Just the Way You Are

Fran Schumer

Word Count 966

After my mother became too preoccupied with her own ailing body to care about her appearance, she focused on mine. “When are you going to do something about your hair?” Or “Don’t your friends tell you to do something?” Her comments relieved me. She may have been losing some of her faculties, but she was still my mother. And because she was still my mother, for days after our visit, I would look in the mirror and gasp, seeing, as if for the first time, the steely gray and white hairs spiraling out like chicken wire from my own wrinkled and aging forehead. Still, I knew I wouldn’t do the ‘something’ she desired first, because I was cheap and didn’t want to pay a beauty parlor, and second, because if I had a free hour every few weeks, I’d rather ride my bike.

Of course, the real reason I didn’t do anything about my hair was because I had the great good fortune of marrying a man who loved me however I looked. Only once in our 35 years of marriage did he say something that could mildly be construed as derogatory when, after a visit to the dentist, I announced I couldn’t be bothered with flossing. “Yes, floss,” he said. “I don’t want to be married to someone with no teeth.” Other than that, he made me feel beautiful in every way, and his love changed me profoundly. It made up for scars inflicted by the only other person who loved me as well and as deeply as my husband, my mother.

In childhood, she took great pains with my hair. She pulled it back in a ponytail with such vigor that it often caused my eyes to tear. I didn’t mind. I knew the source of her energy was love. My mother was delighted to have me, a girl. She’d already had my brother, whose hair she also labored over, but for reasons probably related to gender and culture, he didn’t care. If she criticized his appearance, he thought it was a joke, a reflection of her more trivial, female-oriented concerns, not of his essential bad-ness. About my appearance and perhaps everything, I took her opinions more seriously.

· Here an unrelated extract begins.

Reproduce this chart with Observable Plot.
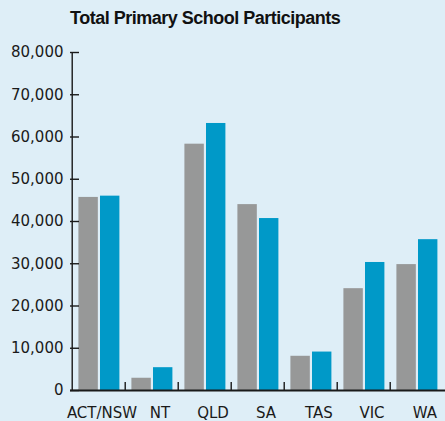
<!DOCTYPE html>
<html>
<head>
<meta charset="utf-8">
<script src="https://cdn.jsdelivr.net/npm/d3@7"></script>
<script src="https://cdn.jsdelivr.net/npm/@observablehq/plot@0.6"></script>
<style>
html, body { margin: 0; padding: 0; background: #deeef7; }
#title {
  font-family: "Liberation Sans", Arial, sans-serif;
  font-weight: bold;
  font-size: 18px;
  line-height: 18px;
  letter-spacing: -0.5px;
  color: #111;
  padding: 9px 0 0 70px;
  height: 26px;
  box-sizing: content-box;
}
#chart svg { display: block; }
</style>
</head>
<body>
<div id="title">Total Primary School Participants</div>
<div id="chart"></div>
<script>
const categories = ["ACT/NSW", "NT", "QLD", "SA", "TAS", "VIC", "WA"];
const seriesNames = ["Previous", "Current"];
const previousValues = [45700, 2900, 58300, 44000, 8100, 24100, 29800];
const currentValues = [46000, 5400, 63200, 40700, 9100, 30300, 35700];
const yTicks = [0, 10000, 20000, 30000, 40000, 50000, 60000, 70000, 80000];
const seriesColors = ["#979898", "#0099c8"];

const W = 445, H = 386, ML = 70, MR = 0, MT = 17, MB = 31;
const bw = (W - ML - MR) / categories.length;

const previousData = categories.map((c, i) => ({state: c, series: seriesNames[0], value: previousValues[i]}));
const currentData = categories.map((c, i) => ({state: c, series: seriesNames[1], value: currentValues[i]}));
const fmt = d3.format(",");
const ink = "#1a1a1a";

const plot = Plot.plot({
  width: W,
  height: H,
  marginLeft: ML,
  marginRight: MR,
  marginTop: MT,
  marginBottom: MB,
  style: {background: "transparent", fontFamily: "'DejaVu Sans', sans-serif", fontSize: "15px", color: ink, overflow: "visible"},
  x: {domain: categories, padding: 0},
  y: {domain: [0, 80000]},
  marks: [
    Plot.barY(previousData, {x: "state", y: "value", fill: seriesColors[0], insetLeft: 6.4, insetRight: bw - 26.4}),
    Plot.barY(currentData, {x: "state", y: "value", fill: seriesColors[1], insetLeft: 28, insetRight: 5.6}),
    Plot.ruleX([categories[0]], {y1: 0, y2: 80000, dx: -bw / 2, stroke: ink, strokeWidth: 1.4}),
    Plot.ruleX(categories.slice(1), {y1: 0, y2: 0, insetBottom: 8, dx: -bw / 2, stroke: ink, strokeWidth: 1.4}),
    Plot.ruleY([0], {stroke: ink, strokeWidth: 2}),
    Plot.axisY({ticks: yTicks, tickFormat: fmt, tickSize: -9, tickPadding: 16, stroke: ink, strokeWidth: 1.4, label: null}),
    Plot.axisX({ticks: categories.slice(0, 1), tickSize: 0, tickPadding: 17, dx: 3, label: null}),
    Plot.axisX({ticks: categories.slice(1), tickSize: 0, tickPadding: 17, dx: 8, label: null})
  ]
});
document.getElementById("chart").appendChild(plot);
</script>
</body>
</html>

In adolescence, my hair changed. No longer wavy and lustrous, it turned wild and wiry. For years I tried to alter it. In my teenage years, I slept on soup cans; pre-Keratin and Brazilian blow-outs, I used various heating implements. Hair sprouted on other parts of me as well. "That," my mother said, pointing to the fine dark hairs on my arms and legs, "you get from your Grandma Minnie." As an alternative to shaving, my mother brought me to the home of her friend, Lillian, who introduced us to waxing. "Ouch," I cried, as she pulled strips of wax off my legs with torn sheets my mother supplied. There, half-naked on Lillian’s formica kitchen table, I also experienced pain but not anger. Lillian and my mother loved their daughters. They believed our looking "good" was key to our having a "good" life. I could riff about my mother’s over-emphasis on appearance, and at some other time, I will, but to my mother’s credit, she also reminded me never to trust a man who cared too much about my looks. Add that to the forever-long list of contradictions in her character and, I suppose, in the character of most of the people we know and love.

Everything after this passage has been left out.